30 aprile '45: la morte di Hitler, l'ultima farsa del Terzo Reich

Il 30 aprile 1945 è stata sicuramente una delle date più importanti della storia recente del Vecchio Continente: proprio in quel lunedì - un lunedì di guerra fra itanti che la Germania viveva oramai da oltre 5 anni - nel Führerbunker di Berlino Adolf Hitler compiva l'estremo folle gesto di un'esistenza altrettanto folle, ponendo fine alla sua vita ed a quella della mogli Eva Braun. Si concludeva così, dopo soli 12 anni, il Terzo Reich, nato dalle ambizioni del dittatore con speranze di una millenaria sopravvivenza; lo stesso Hitler era probabilmente convinto delle possibilità della sua creazione di sopravvivere a lungo alla sua morte, ma così non fu: ottennero difatti il titolo di Cancelliere del Terzo Reich solamente Joseph Goebels e Lutz Graf Scwerin von Krosigk. Quest'ultimo fu costretto alla resa incondizionata il 23 maggio, solo tre settimane dopo la morte di Hitler. Joseph Goebbels invece mantenne il titolo per meno di 48 ore: già Ministro plenipotenziario per la mobilizzazione alla guerra totale e generale della Wehrmacht con l'incarico della difesa di Berlino, divenne a tutti gli effetti Cancelliere alla morte di Hitler, per poi suicidarsi insieme alla moglie e ai suoi 6 figli: fu l'ultimo gesto di un uomo devoto al suo Fuhrer, in onore del quale aveva chiamato tutti i suoi figli con nomi che inziassero con la lettera H di Hitler, di un uomo che nel suo testamento scrisse di aver disobbedito al Fuhrer solo abbandonando la carica di Cancelliere con quella capsula di cianuro il 1° maggio 1945.

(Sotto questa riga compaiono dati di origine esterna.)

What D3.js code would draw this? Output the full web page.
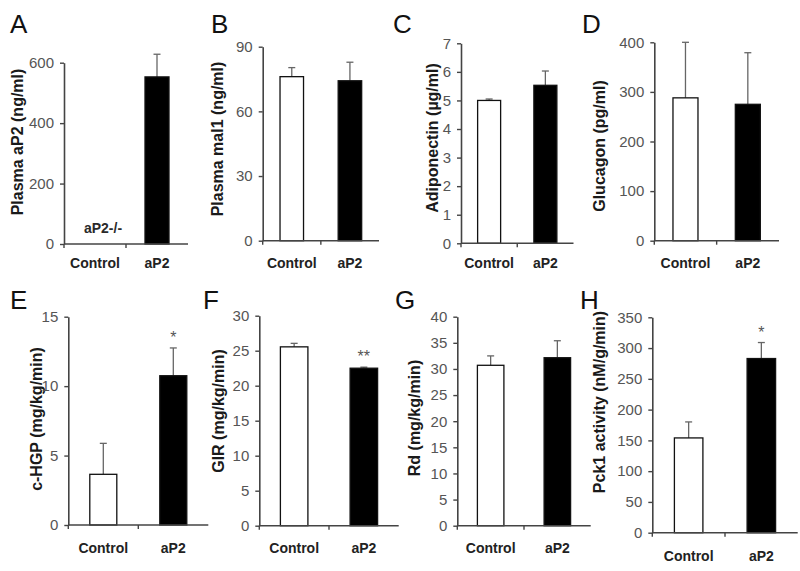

Solo due giorni prima Adolf Hitler aveva fatto lo stesso, manifestando tuttavia anche in quest'ultimo gesto la follia del suo ego: egli muore infatti non per effetto del cianuro, ma per un colpo di rivoltella che si rivolse alla tempia, non fidandosi del veleno portatogli. Le ultime ore della vita del Fuhrer sono le ore di un uomo che si avvicina alla morte certa con lo stesso atteggiamento con cui ha trascorso i precedenti 53 anni: complici sicuramente i pesanti farmaci anfetaminici di cui faceva uso da mesi, alternava brevi momenti di lucidità a ascessi di ira e manifestazioni di una pazzia oramai innegabile, senza però lasciare mai il suo bunker, se non per pochi minuti, per assistere a qualche parata degli uomini che la sua follia stava portando alla morte sul fronte di una guerra che nessuno in Germania credeva di poter vincere.
In una tale situazione è facile immaginare l'effetto che possa aver avuto in Hitler la notizia della resa firmata a sua insaputa da Himmler il 23 aprile: la condanna a morte dell'ex capo della polizia e delle forze di sicurezza è immediata, ma la sua fuga ne impedisce l'esecuzione. Muore suicida il 23 maggio, caduto in mani alleate. La malsana mente di Hitler accelera i tempi di un epilogo della sua vita probabilmente già da tempo prevista: il 29 aprile sposa l'amante Eva Braun, nell'ultima farsa orchestrata da un uomo che ha fatto della sua stessa vita una tragica commedia: il 1° maggio - la festa dei lavoratori nella quale Stalin vuole a tutti i costi festeggiare una vittoria in guerra - la radio del Reich annuncia che "Il nostro amato Führer, Adolf Hitler, è morto combattendo fino all' ultimo per la difesa di Berlino". In vita come nella morte, nella persone come nel mito da lui stesso creato, Adolf Hitler ha rappresentato, esasperandolo, il potere della menzogna, mostrandoci dove può tristemente spingersi l'odio umano in un ambiente fatto di falsi ideali.